Work to do
Only the lines from the start of the data through the line containing "plt.rcParams['font.family'] = ['Liberation" should be written out, exactly as they are, with both ends included and the pictures left out.

** start **

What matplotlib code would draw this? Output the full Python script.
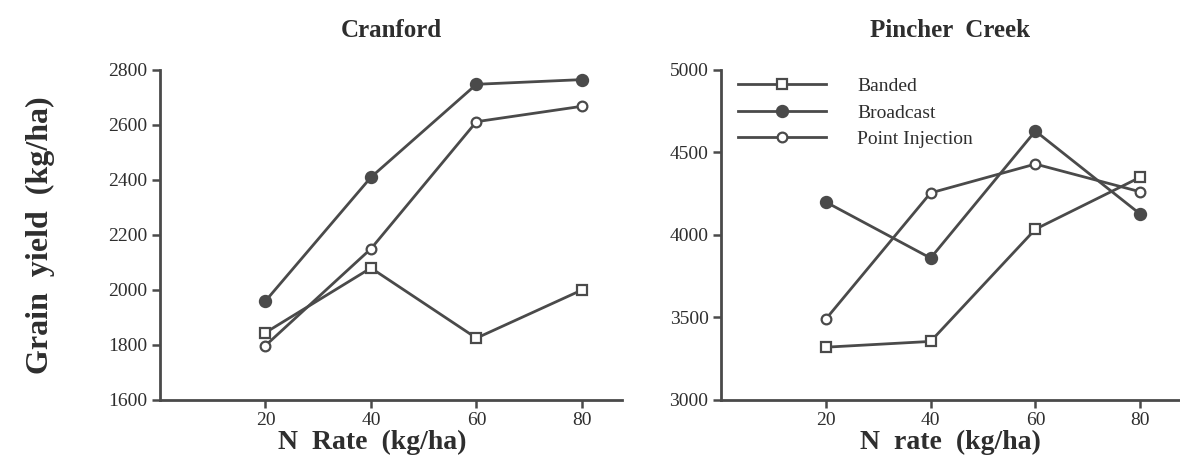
import matplotlib.pyplot as plt

# N rates and grain yields (kg/ha)
n_rate = [20, 40, 60, 80]

cranford_banded = [1845, 2080, 1825, 2000]
cranford_broadcast = [1960, 2410, 2748, 2765]
cranford_point = [1798, 2150, 2612, 2668]

pincher_banded = [3320, 3355, 4035, 4350]
pincher_broadcast = [4200, 3860, 4630, 4127]
pincher_point = [3490, 4255, 4430, 4262]

series_names = ['Banded', 'Broadcast', 'Point Injection']

plt.rcParams['font.family'] = ['Liberation Serif', 'DejaVu Serif']

ink = '#4a4a4a'
txt = '#2e2e2e'
styles = [
    dict(marker='s', markerfacecolor='white', markersize=7),
    dict(marker='o', markerfacecolor=ink, markersize=8),
    dict(marker='o', markerfacecolor='white', markersize=7),
]

fig = plt.figure(figsize=(11.8, 4.62), dpi=100)
ax1 = fig.add_axes([0.1356, 0.1342, 0.3915, 0.7143])
ax2 = fig.add_axes([0.611, 0.1342, 0.389, 0.7143])


def draw(ax, data, title, xlabel, ylim, yticks):
    for vals, name, st in zip(data, series_names, styles):
        ax.plot(n_rate, vals, color=ink, lw=2.0, markeredgecolor=ink,
                markeredgewidth=1.6, label=name, **st)
    ax.set_xlim(0, 87.6)
    ax.set_ylim(*ylim)
    ax.set_xticks(n_rate)
    ax.set_yticks(yticks)
    for s in ['top', 'right']:
        ax.spines[s].set_visible(False)
    for s in ['left', 'bottom']:
        ax.spines[s].set_linewidth(2.0)
        ax.spines[s].set_color(ink)
    ax.tick_params(direction='out', length=6, width=1.8, color=ink,
                   labelsize=14, labelcolor=txt, pad=3)
    ax.set_title(title, fontsize=18, fontweight='bold', color=txt, pad=24)
    ax.set_xlabel(xlabel, fontsize=20, fontweight='bold', color=txt, labelpad=0)


draw(ax1, [cranford_banded, cranford_broadcast, cranford_point],
     'Cranford', 'N  Rate  (kg/ha)', (1600, 2800), range(1600, 2801, 200))
draw(ax2, [pincher_banded, pincher_broadcast, pincher_point],
     'Pincher  Creek', 'N  rate  (kg/ha)', (3000, 5000), range(3000, 5001, 500))

ax1.xaxis.label.set_x(0.46)
ax1.set_ylabel('Grain  yield  (kg/ha)', fontsize=23, fontweight='bold',
               color=txt, labelpad=38)

ax2.legend(loc='upper left', bbox_to_anchor=(0.0, 1.03), frameon=False,
           handlelength=4.5, handletextpad=1.6, labelspacing=0.45,
           fontsize=14, numpoints=1, labelcolor=txt)

fig.savefig('out.png', dpi=100)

** end **

Result for this exercise
What matplotlib code would draw this? Output the full Python script.
import matplotlib.pyplot as plt

# N rates and grain yields (kg/ha)
n_rate = [20, 40, 60, 80]

cranford_banded = [1845, 2080, 1825, 2000]
cranford_broadcast = [1960, 2410, 2748, 2765]
cranford_point = [1798, 2150, 2612, 2668]

pincher_banded = [3320, 3355, 4035, 4350]
pincher_broadcast = [4200, 3860, 4630, 4127]
pincher_point = [3490, 4255, 4430, 4262]

series_names = ['Banded', 'Broadcast', 'Point Injection']

plt.rcParams['font.family'] = ['Liberation Serif', 'DejaVu Serif']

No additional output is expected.